Vlissingen is situated on the peninsula of Walcheren, to the south of Middelburg on the Westerschelde. The town of Vlissingen was home to 45,229 inhabitants on January 1st 2004 and contains West-Souburg, East-Souburg and Ritthem. Vlissingen is the third largest town of Zeeland with regards to the population size.

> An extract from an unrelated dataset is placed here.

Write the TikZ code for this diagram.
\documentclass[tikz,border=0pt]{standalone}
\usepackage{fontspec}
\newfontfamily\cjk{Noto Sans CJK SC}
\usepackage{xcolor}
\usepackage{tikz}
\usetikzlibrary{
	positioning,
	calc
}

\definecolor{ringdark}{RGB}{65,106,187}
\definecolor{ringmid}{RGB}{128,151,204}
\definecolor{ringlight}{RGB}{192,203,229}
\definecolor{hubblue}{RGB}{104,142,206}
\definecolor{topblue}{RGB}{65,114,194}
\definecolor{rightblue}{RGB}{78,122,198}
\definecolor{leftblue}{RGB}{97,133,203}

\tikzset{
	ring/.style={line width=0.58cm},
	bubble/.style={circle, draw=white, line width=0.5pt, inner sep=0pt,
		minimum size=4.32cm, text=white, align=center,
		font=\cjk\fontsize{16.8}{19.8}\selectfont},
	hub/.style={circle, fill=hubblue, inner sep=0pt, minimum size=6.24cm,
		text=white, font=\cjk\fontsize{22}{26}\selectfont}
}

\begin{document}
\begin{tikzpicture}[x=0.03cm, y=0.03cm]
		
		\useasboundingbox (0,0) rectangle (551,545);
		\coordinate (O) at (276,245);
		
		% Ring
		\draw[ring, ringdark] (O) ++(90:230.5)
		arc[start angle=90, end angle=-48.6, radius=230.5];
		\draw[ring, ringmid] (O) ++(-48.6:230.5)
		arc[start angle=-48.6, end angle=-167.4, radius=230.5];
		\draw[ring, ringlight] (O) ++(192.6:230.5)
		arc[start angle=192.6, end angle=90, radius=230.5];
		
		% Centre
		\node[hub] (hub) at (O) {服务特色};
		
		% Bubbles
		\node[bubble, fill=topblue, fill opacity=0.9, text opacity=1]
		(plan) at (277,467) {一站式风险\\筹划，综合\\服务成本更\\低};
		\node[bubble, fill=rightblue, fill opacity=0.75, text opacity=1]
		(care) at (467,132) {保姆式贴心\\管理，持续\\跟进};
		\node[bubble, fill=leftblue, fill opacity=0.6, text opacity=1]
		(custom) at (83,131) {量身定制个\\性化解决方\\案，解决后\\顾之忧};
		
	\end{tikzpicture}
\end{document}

The location of Vlissingen on the Westerschelde played a great influence to its formation. Vlissingen has always been a seaport and an industrial town. Further inland lies the port of Antwerp. Vlissingen also lies at the end of the only railway line in Zeeland and at one end of the Walcheren Canal. Before the Westerschelde tunnel was opened in 2003, there was a ferry line from Vlissingen to Breskens, on the other side of the Westerschelde. There also used to be a ferry service from Vlissingen to Sheerness (England). Nowadays you can still find a fishing port, a Royal Marine base, and a station for the Dutch and
Belgian pilot services. The maritime influence can also be seen in the curricular courses in town. The Zeeland High School (Hogeschool Zeeland) has a Technical and Maritime Faculty named after Michiel Adriaenszoon de Ruyter, a local naval hero who lived between 1607 and 1676. His statue is located on the town’s promenade. The beaches around Vlissingen attract a lot of domestic and foreign tourists throughout the summer.

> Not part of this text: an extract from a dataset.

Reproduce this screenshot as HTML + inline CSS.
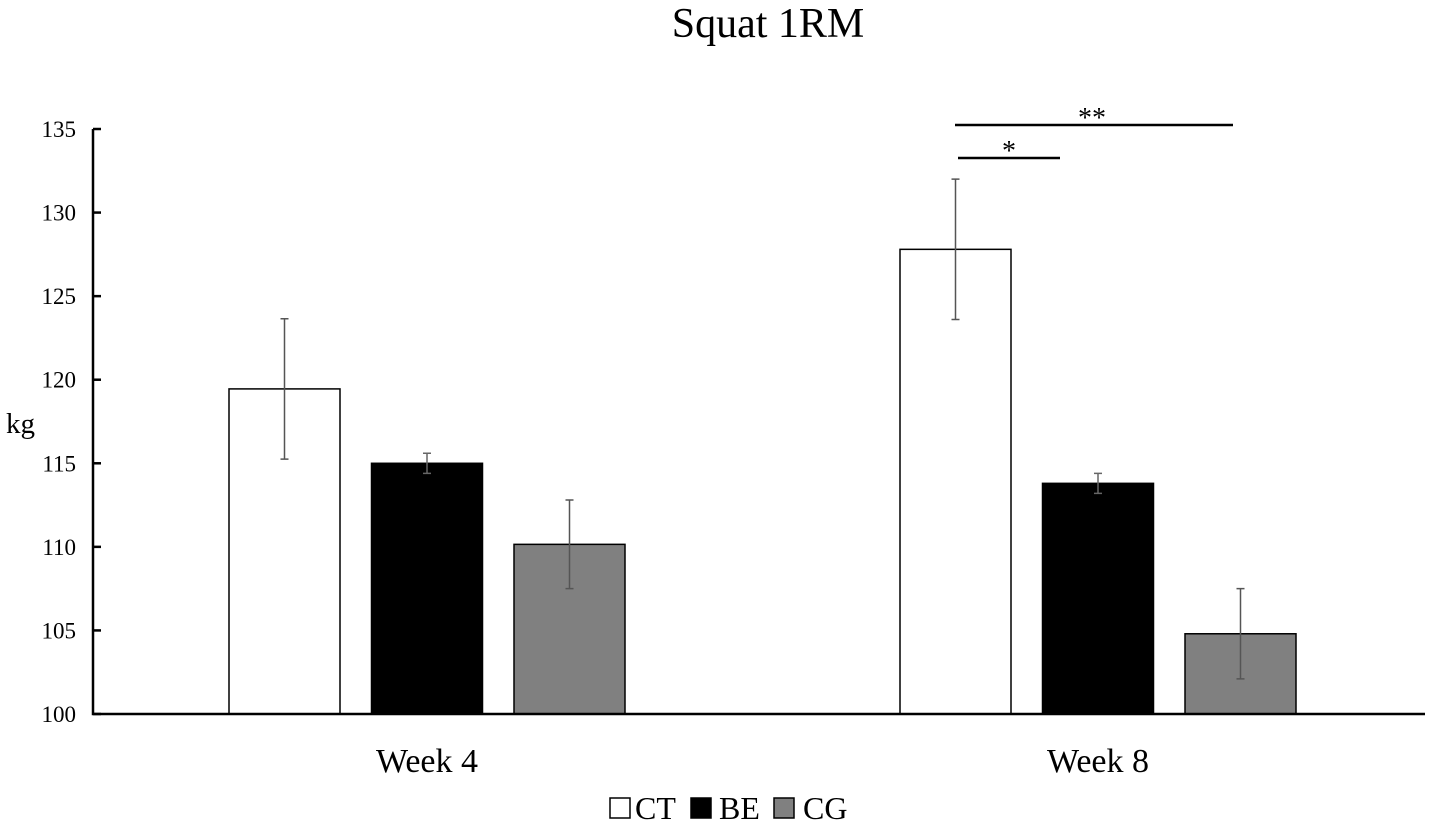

During the Second World War, Vlissingen was struck very hard by German bombings. Many historical buildings were destroyed or severely damaged. When the war was over, the town centre had to be cleaned up. The Gevangenpoort, a round tower of the sixteenth century, is the only remnant of the defensive works along the promenade. Many of the prominent buildings date back to the seventeenth and eighteenth centuries.

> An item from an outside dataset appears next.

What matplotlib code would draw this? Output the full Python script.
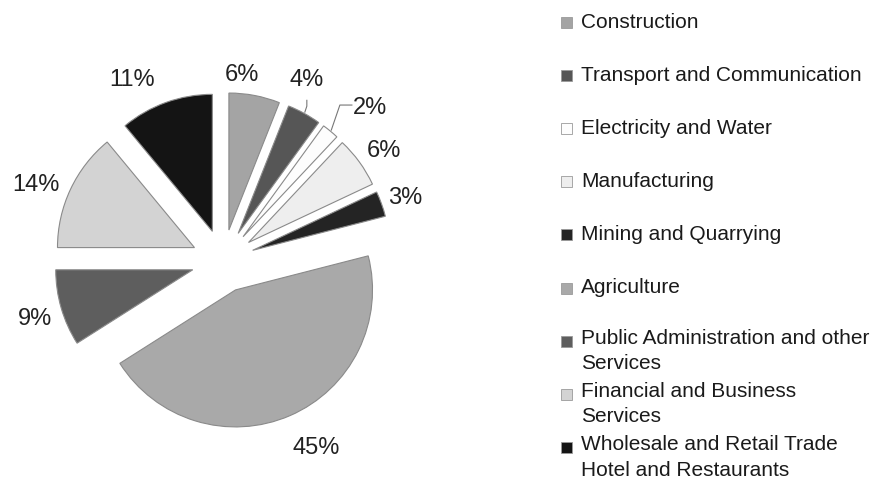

The former Stock Exchange dates back to 1635, the gate of the Cornelia Quack’s Hofje, 1643, and the round stone Oranjemolen situated on a bulwark on the Scheldt dates back to 1699. The St. Jacobs church was rebuilt in a late gothic style but has a tower dating from the fourteenth century. In Ritthem you can find a reformed church with a nave from the fourteenth century tower, a nave from the sixteenth century and a pulpit from the seventeenth century! East of Ritthem lies Fort Rammekens, built halfway through the sixteenth century in order to control the access of ships to Middelburg. A few decades later it served as a bulwark for the Sea Beggars against the Spanish troops of Philip II. Today the area is a nature reserve run by the Forestry Commission (Staatsbosbeheer). The creeks, created by allied bombings in 1944, are home to many interesting plants and animals.